Despite his complaints about budgetary issues, however, Gold expressed a more nuanced view of Netanyahu the diplomat than many other ministry veterans, saying that “issues related to Israel’s standing in the world are very important to him,” and he has “devoted an enormous amount of time” to improving its foreign relations. According to Gold, Netanyahu’s ability to secure results from foreign leaders has “served Israel’s interests directly.”
Unfortunately, there is little chance of a legislative remedy to the problem, said Merav Michaeli, a Labor member of the Knesset, Israel’s parliament, and former member of its Foreign Affairs and Defense Committee, noting that several attempts at pushing through legislation defining the Foreign Ministry’s mission in recent years failed due to lack of coalition support.
The committee is overwhelmingly focused on defense issues, and “even when we do discuss the situation of the Foreign Ministry, we have very few tools to force the government to actually do something about it.”

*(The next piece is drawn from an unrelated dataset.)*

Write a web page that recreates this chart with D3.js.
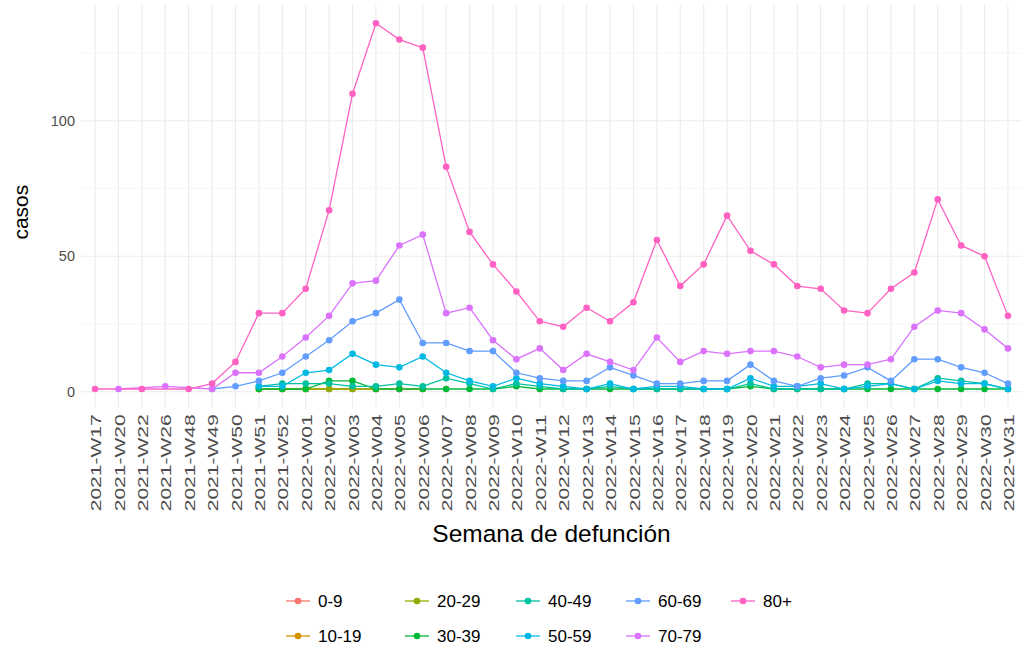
<!DOCTYPE html>
<html>
<head>
<meta charset="utf-8">
<script src="https://cdn.jsdelivr.net/npm/d3@7"></script>
<style>
  html, body { margin: 0; padding: 0; background: #ffffff; }
  svg { display: block; font-family: "Liberation Sans", Arial, sans-serif; }
</style>
</head>
<body>
<svg id="chart" width="1029" height="652"></svg>
<script>
const weeks = ["2021-W17","2021-W20","2021-W22","2021-W26","2021-W48","2021-W49","2021-W50","2021-W51","2021-W52",
  "2022-W01","2022-W02","2022-W03","2022-W04","2022-W05","2022-W06","2022-W07","2022-W08","2022-W09","2022-W10",
  "2022-W11","2022-W12","2022-W13","2022-W14","2022-W15","2022-W16","2022-W17","2022-W18","2022-W19","2022-W20",
  "2022-W21","2022-W22","2022-W23","2022-W24","2022-W25","2022-W26","2022-W27","2022-W28","2022-W29","2022-W30","2022-W31"];

const groups = ["0-9","10-19","20-29","30-39","40-49","50-59","60-69","70-79","80+"];
const colors = ["#F8766D","#D39200","#93AA00","#00BA38","#00C19F","#00B9E3","#619CFF","#DB72FB","#FF61C3"];

const _ = null;
const v0_9   = [_,_,_,_,_,_,_,_,_,_,_,_,_,1,_,_,_,_,_,_,_,_,_,_,_,_,_,_,_,_,_,_,_,_,_,_,_,_,_,_];
const v10_19 = [_,_,_,_,_,_,_,1,1,1,1,1,1,1,1,_,_,_,_,_,_,_,_,_,_,_,_,_,_,_,_,_,_,_,_,_,_,_,_,_];
const v20_29 = [_,_,_,_,_,_,_,1,1,1,1,1,1,_,_,_,_,_,_,_,_,_,_,_,_,_,_,_,_,_,_,_,_,_,_,_,_,_,_,_];
const v30_39 = [_,_,_,_,_,_,_,1,1,1,4,4,1,1,1,1,1,1,2,1,1,1,1,1,1,1,1,1,2,1,1,1,1,1,1,1,1,1,1,1];
const v40_49 = [_,_,_,_,_,_,_,2,3,3,3,2,2,3,2,5,3,1,3,2,1,1,2,1,1,1,1,1,3,1,1,1,1,3,3,1,5,4,3,1];
const v50_59 = [_,_,_,_,_,_,_,2,2,7,8,14,10,9,13,7,4,2,5,3,2,1,3,1,2,2,1,1,5,2,2,3,1,2,3,1,4,3,3,1];
const v60_69 = [_,_,_,_,_,1,2,4,7,13,19,26,29,34,18,18,15,15,7,5,4,4,9,6,3,3,4,4,10,4,2,5,6,9,4,12,12,9,7,3];
const v70_79 = [_,1,_,2,_,1,7,7,13,20,28,40,41,54,58,29,31,19,12,16,8,14,11,8,20,11,15,14,15,15,13,9,10,10,12,24,30,29,23,16];
const v80p   = [1,_,1,_,1,3,11,29,29,38,67,110,136,130,127,83,59,47,37,26,24,31,26,33,56,39,47,65,52,47,39,38,30,29,38,44,71,54,50,28];

const seriesValues = [v0_9, v10_19, v20_29, v30_39, v40_49, v50_59, v60_69, v70_79, v80p];
const yTicks = [0, 50, 100];
const yMinor = [25, 75, 125];

const series = groups.map((g, i) => ({
  name: g, color: colors[i],
  points: weeks.map((w, j) => ({ week: w, value: seriesValues[i][j] })).filter(d => d.value !== null)
}));

const svg = d3.select("#chart");
const pL = 81, pR = 1022, pT = 5, pB = 407.3;

const x = d3.scalePoint().domain(weeks).range([pL, pR]).padding(0.6);
const yMin = 1, yMax = 136, ex = (yMax - yMin) * 0.05;
const y = d3.scaleLinear().domain([yMin - ex, yMax + ex]).range([pB, pT]);

// grid
const grid = svg.append("g");
grid.selectAll(".ymin").data(yMinor).join("line")
  .attr("x1", pL).attr("x2", pR).attr("y1", d => y(d)).attr("y2", d => y(d))
  .attr("stroke", "#F0F0F0").attr("stroke-width", 0.6);
grid.selectAll(".ymaj").data(yTicks).join("line")
  .attr("x1", pL).attr("x2", pR).attr("y1", d => y(d)).attr("y2", d => y(d))
  .attr("stroke", "#EBEBEB").attr("stroke-width", 1.1);
grid.selectAll(".xmaj").data(weeks).join("line")
  .attr("x1", d => x(d)).attr("x2", d => x(d)).attr("y1", pT).attr("y2", pB)
  .attr("stroke", "#EBEBEB").attr("stroke-width", 1.1);

// y axis labels
const yAxis = svg.append("g").attr("transform", `translate(${pL - 6},0)`)
  .call(d3.axisLeft(y).tickValues(yTicks).tickSize(0).tickPadding(0));
yAxis.select(".domain").remove();
yAxis.selectAll("text").attr("fill", "#4D4D4D").attr("font-size", 14.5)
  .attr("font-family", "Liberation Sans, Arial, sans-serif");

// x axis labels
const xAxis = svg.append("g").attr("transform", `translate(0,${pB + 7})`)
  .call(d3.axisBottom(x).tickSize(0).tickPadding(0));
xAxis.select(".domain").remove();
xAxis.selectAll("text")
  .attr("fill", "#4D4D4D").attr("font-size", 15.5)
  .attr("font-family", "Liberation Sans, Arial, sans-serif")
  .attr("text-anchor", "end")
  .attr("textLength", 97).attr("lengthAdjust", "spacingAndGlyphs")
  .attr("transform", "rotate(-90)")
  .attr("x", 0).attr("y", 0).attr("dy", "0.36em");

// titles
svg.append("text").attr("x", (pL + pR) / 2).attr("y", 542)
  .attr("text-anchor", "middle").attr("font-size", 24.5).attr("fill", "#000")
  .text("Semana de defunción");
svg.append("text").attr("transform", `translate(28,${(pT + pB) / 2 + 6}) rotate(-90)`)
  .attr("text-anchor", "middle").attr("font-size", 21).attr("fill", "#000")
  .text("casos");

// lines
const line = d3.line().x(d => x(d.week)).y(d => y(d.value));
svg.append("g").selectAll("path").data(series).join("path")
  .attr("d", d => line(d.points)).attr("fill", "none")
  .attr("stroke", d => d.color).attr("stroke-width", 1.3);

// points
const pts = svg.append("g");
series.forEach(s => {
  pts.append("g").selectAll("circle").data(s.points).join("circle")
    .attr("cx", d => x(d.week)).attr("cy", d => y(d.value)).attr("r", 3.3)
    .attr("fill", s.color);
});

// legend
const legendCols = [298, 417, 528, 638, 743];
const legendRows = [601, 636];
const leg = svg.append("g");
groups.forEach((g, i) => {
  const col = Math.floor(i / 2), row = i % 2;
  const cx = legendCols[col], cy = legendRows[row];
  const item = leg.append("g");
  item.append("line").attr("x1", cx - 12).attr("x2", cx + 12).attr("y1", cy).attr("y2", cy)
    .attr("stroke", colors[i]).attr("stroke-width", 1.3);
  item.append("circle").attr("cx", cx).attr("cy", cy).attr("r", 3.3).attr("fill", colors[i]);
  item.append("text").attr("x", cx + 20).attr("y", cy).attr("dy", "0.36em")
    .attr("font-size", 17).attr("fill", "#000").text(g);
});
</script>
</body>
</html>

“If you look at the ways in which Bibi took power and authority away from the Foreign Ministry, all of these are things that don’t go through the Knesset at all,” she said. “For instance, taking the fight against BDS away from the Foreign Ministry and giving to another ministry is not something that needs Knesset approval, so we can’t do anything about it.”

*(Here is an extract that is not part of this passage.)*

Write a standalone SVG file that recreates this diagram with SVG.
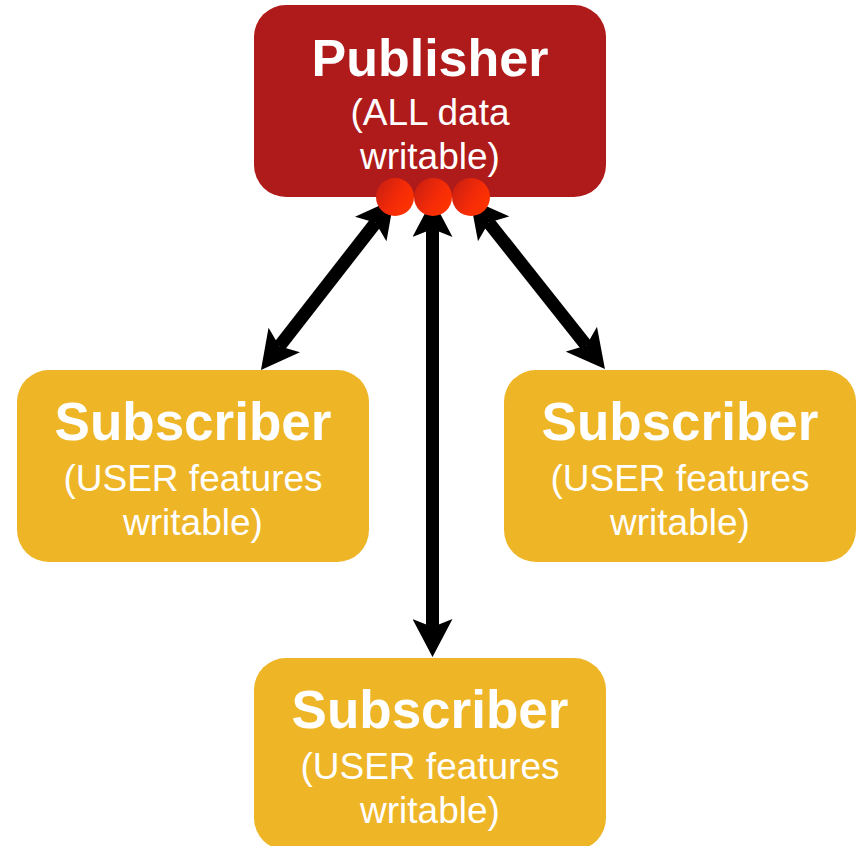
<svg xmlns="http://www.w3.org/2000/svg" width="860" height="846" viewBox="0 0 860 846">
  <defs>
    <style>
      .title { font-family: "Liberation Sans", Arial, sans-serif; font-weight: bold; font-size: 52px; fill: #ffffff; text-anchor: middle; }
      .title2 { font-size: 53px; }
      .sub { font-family: "Liberation Sans", Arial, sans-serif; font-size: 37px; fill: #ffffff; text-anchor: middle; }
      .pub { fill: #AF1A1A; }
      .subbox { fill: #EEB527; }
      .conn { stroke: #000000; stroke-width: 13; fill: none; marker-start: url(#arrow); marker-end: url(#arrow); }
      .dot { fill: url(#dotgrad); }
    </style>
    <linearGradient id="dotgrad" x1="0" y1="0" x2="1" y2="0.6">
      <stop offset="0" stop-color="#C41E12"/>
      <stop offset="0.6" stop-color="#F22A08"/>
      <stop offset="1" stop-color="#FF3300"/>
    </linearGradient>
    <marker id="arrow" viewBox="0 -20 38 40" refX="8" refY="0" markerWidth="38" markerHeight="40" markerUnits="userSpaceOnUse" orient="auto-start-reverse">
      <path d="M38,0 L0,-20 L8,0 L0,20 Z" fill="#000000"/>
    </marker>
  </defs>

  <g id="publisher">
    <rect class="pub" x="254" y="5" width="352" height="192" rx="32" ry="32"/>
    <text class="title" x="430" y="76">Publisher</text>
    <text class="sub" x="430" y="125">(ALL data</text>
    <text class="sub" x="430" y="169">writable)</text>
  </g>

  <g id="subscriber-left">
    <rect class="subbox" x="17" y="370" width="352" height="192" rx="32" ry="32"/>
    <text class="title title2" x="193" y="440">Subscriber</text>
    <text class="sub" x="193" y="491">(USER features</text>
    <text class="sub" x="193" y="535">writable)</text>
  </g>

  <g id="subscriber-right">
    <rect class="subbox" x="504" y="370" width="352" height="192" rx="32" ry="32"/>
    <text class="title title2" x="680" y="440">Subscriber</text>
    <text class="sub" x="680" y="491">(USER features</text>
    <text class="sub" x="680" y="535">writable)</text>
  </g>

  <g id="subscriber-bottom">
    <rect class="subbox" x="254" y="658" width="352" height="192" rx="32" ry="32"/>
    <text class="title title2" x="430" y="728">Subscriber</text>
    <text class="sub" x="430" y="779">(USER features</text>
    <text class="sub" x="430" y="823">writable)</text>
  </g>

  <g id="connectors">
    <path class="conn" d="M375.6,222.7 L279.4,346.3"/>
    <path class="conn" d="M432.5,229 L432.5,627"/>
    <path class="conn" d="M488.7,222.5 L586.3,345.5"/>
  </g>

  <g id="ports">
    <circle class="dot" cx="395" cy="197" r="19"/>
    <circle class="dot" cx="433" cy="197" r="19"/>
    <circle class="dot" cx="471" cy="197" r="19"/>
  </g>
</svg>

The consensus among most of those who spoke to Foreign Policy seemed to be that the only chance for a change in the Israeli foreign service’s fortunes was a change in government. Opposition politicians such as Blue and White party deputy leader Yair Lapid have criticized Netanyahu for his personalization of foreign policy.

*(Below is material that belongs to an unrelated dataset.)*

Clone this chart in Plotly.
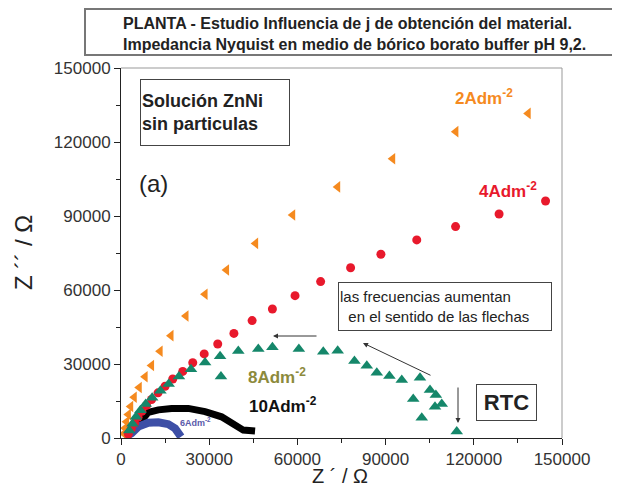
import plotly.graph_objects as go

# ---- data ----
x_2A = [138500, 113900, 92400, 73700, 58400, 45800, 35900, 28600, 22100, 17000, 13300, 10400, 8200, 6200, 4500, 3300, 2500, 1900, 1400, 1000]
y_2A = [131600, 124200, 113200, 101800, 90400, 78900, 68100, 58300, 49500, 41500, 35200, 29400, 24800, 20500, 16500, 12800, 9500, 6600, 4000, 1800]

x_4A = [144400, 128600, 113800, 100600, 88400, 78100, 67900, 59200, 51500, 44600, 38400, 32900, 28300, 24400, 21000, 17600, 15000, 12600, 10400, 8700, 7100, 5800, 4600, 3500, 2500]
y_4A = [96100, 90800, 85700, 80300, 74500, 69000, 63400, 57700, 52300, 47600, 42400, 38100, 34100, 30500, 27000, 23900, 21000, 18300, 15600, 13200, 10800, 8400, 6000, 3700, 1600]

x_8A = [114200, 102300, 106800, 109100, 99400, 107100, 105100, 101700, 95500, 91300, 87000, 83600, 79400, 73700, 68800, 60500, 51500, 46700, 39900, 33700, 34000, 28600, 23800, 19700, 16200, 13400, 10600, 8400, 6600, 5100, 3900, 2800]
y_8A = [2600, 8200, 12700, 13800, 15800, 17400, 19500, 24400, 23500, 25100, 26500, 29300, 31200, 35400, 35000, 36100, 36800, 36100, 35300, 33100, 24900, 30600, 27900, 24900, 21900, 19200, 16300, 13800, 11200, 8600, 5800, 3000]

x_10A = [3000, 5500, 7500, 9300, 12700, 17200, 22900, 28600, 34200, 37100, 39300, 41600, 45600]
y_10A = [1500, 5500, 8500, 10400, 11400, 12000, 12000, 10700, 8600, 6600, 4600, 3200, 2800]

x_6A = [1000, 3600, 5900, 9300, 12700, 16100, 18400, 19700, 20400]
y_6A = [300, 1900, 4600, 6200, 6400, 5600, 3900, 1900, 500]

tick_vals = [0, 30000, 60000, 90000, 120000, 150000]
tick_text = ["0", "30000", "60000", "90000", "120000", "150000"]

ORANGE = "#F58A1F"
RED = "#E8192C"
GREEN = "#15876A"
BLUE = "#3D4FA6"

# plot area on screen: x 121..562, y 68..438 (page body adds an 8px offset)
OFF = 8
PX0, PX1, PY0, PY1 = 121, 562, 68, 438
PW, PH = PX1 - PX0, PY1 - PY0
L, T = PX0 - OFF, PY0 - OFF
R, B = 620 - L - PW, 488 - T - PH


def px(xp):
    return (xp - PX0) / PW


def py(yp):
    return (PY1 - yp) / PH


fig = go.Figure()
fig.add_trace(go.Scatter(x=x_10A, y=y_10A, mode="lines", line=dict(color="black", width=7), showlegend=False))
fig.add_trace(go.Scatter(x=x_6A, y=y_6A, mode="lines", line=dict(color=BLUE, width=8), showlegend=False))
fig.add_trace(go.Scatter(x=x_2A, y=y_2A, mode="markers", marker=dict(symbol="triangle-left", size=10, color=ORANGE), showlegend=False))
fig.add_trace(go.Scatter(x=x_4A, y=y_4A, mode="markers", marker=dict(symbol="circle", size=9, color=RED), showlegend=False))
fig.add_trace(go.Scatter(x=x_8A, y=y_8A, mode="markers", marker=dict(symbol="triangle-up", size=11, color=GREEN), showlegend=False))

axis_common = dict(
    range=[0, 150000], tickvals=tick_vals, ticktext=tick_text, ticks="outside", ticklen=6,
    tickcolor="#222", showline=True, linecolor="#222", linewidth=1, showgrid=False, zeroline=False,
    tickfont=dict(family="Liberation Sans, Arial", size=17, color="#333"),
    minor=dict(dtick=15000, ticks="outside", ticklen=4, tickcolor="#222"),
)
fig.update_xaxes(**axis_common)
fig.update_yaxes(**axis_common)

shapes = [
    # light frame top/right
    dict(type="line", xref="paper", yref="paper", x0=0, x1=1, y0=1, y1=1, line=dict(color="#999", width=1)),
    dict(type="line", xref="paper", yref="paper", x0=1, x1=1, y0=0, y1=1, line=dict(color="#999", width=1)),
    # title box
    dict(type="rect", xref="paper", yref="paper", x0=px(85), x1=px(640), y0=py(55), y1=py(9),
         line=dict(color="#777", width=2)),
]


def note(x, y, text, font, xanchor="center", yanchor="middle", **kw):
    return dict(xref="paper", yref="paper", x=px(x), y=py(y), xanchor=xanchor, yanchor=yanchor,
                text=text, showarrow=False, font=font, **kw)


F = "Liberation Sans, Arial"
ann = []
ann.append(note(121, 34, "<b>PLANTA - Estudio Influencia de j de obtención del material.<br>"
                "Impedancia Nyquist en medio de bórico borato buffer pH 9,2.</b>",
                dict(family=F, size=16, color="#222"), xanchor="left", align="left"))
ann.append(note(215, 112.5, "<b>Solución ZnNi<br>sin particulas</b>", dict(family=F, size=18, color="#222"),
                align="left", bordercolor="#444", borderwidth=1, width=146, height=63, bgcolor="white"))
ann.append(note(153, 183, "(a)", dict(family=F, size=24, color="#222")))
lab = 17
ann.append(note(453, 97, "<b>2Adm<sup>-2</sup></b>", dict(family=F, size=lab, color=ORANGE), xanchor="left"))
ann.append(note(477, 190, "<b>4Adm<sup>-2</sup></b>", dict(family=F, size=lab, color=RED), xanchor="left"))
ann.append(note(246, 376, "<b>8Adm<sup>-2</sup></b>", dict(family=F, size=lab, color="#8C8A3C"), xanchor="left"))
ann.append(note(247, 405, "<b>10Adm<sup>-2</sup></b>", dict(family=F, size=lab, color="#111"), xanchor="left"))
ann.append(note(178, 422, "<b>6Adm<sup>-2</sup></b>", dict(family=F, size=9, color="#5A5AAA"), xanchor="left"))
ann.append(note(445, 306.5, "las frecuencias aumentan<br>  en el sentido de las flechas",
                dict(family=F, size=15, color="#222"), align="left",
                bordercolor="#444", borderwidth=1, width=210, height=45, bgcolor="white"))
ann.append(note(506.5, 402.5, "<b>RTC</b>", dict(family=F, size=22, color="#222"),
                bordercolor="#444", borderwidth=1, width=57, height=33, bgcolor="white"))
# arrows
for hx, hy, tx, ty in [(273, 336, 318, 336), (363, 343, 432, 376), (458, 423, 458, 386)]:
    ann.append(dict(xref="paper", yref="paper", x=px(hx), y=py(hy), ax=tx - hx, ay=ty - hy, text="",
                    showarrow=True, arrowhead=2, arrowsize=1, arrowwidth=1, arrowcolor="#333"))
# axis titles
ann.append(note(340, 489, "Z ´ / Ω", dict(family=F, size=20, color="#222"), yanchor="bottom"))
ann.append(note(23, 253, "Z ´´ / Ω", dict(family=F, size=24, color="#222"), textangle=-90))

fig.update_layout(
    width=620, height=488, margin=dict(l=L, r=R, t=T, b=B),
    paper_bgcolor="white", plot_bgcolor="white", showlegend=False,
    shapes=shapes, annotations=ann,
)

fig.write_html("out.html")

Lapid, who previously came into conflict with Israel’s diplomats during his term as finance minister, has been tapped to lead the Foreign Ministry should Blue and White manage to take over from Netanyahu. Despite his previous conflicts with the ministry, Lapid has worked hard to burnish his foreign-policy credentials, meeting with foreign leaders over the past year and publicly stating that “the same way we expect the IDF to show up to every battle, I expect the Foreign Ministry to show up to every battle.”
But even in a potential post-Netanyahu Israel, it’s unclear whether anyone can reverse the trends the prime minister has set in motion and put the pieces of Israel’s foreign-policy establishment back together again. Resurrecting Israeli diplomacy would pay dividends, creating a space for the reestablishment of a bipartisan consensus on Israel in the United States, enabling diplomats to better enlist allies help in pushing Israel’s agenda in international forums, and paving the way for better trade relations with developing countries across the globe.
Even for Netanyahu’s supporters who argue, rightly, that the prime minister has a gift for diplomacy, there is no question that a strong and properly funded diplomatic corps would not undermine his achievements. Rather, it would allow for them to be developed even further.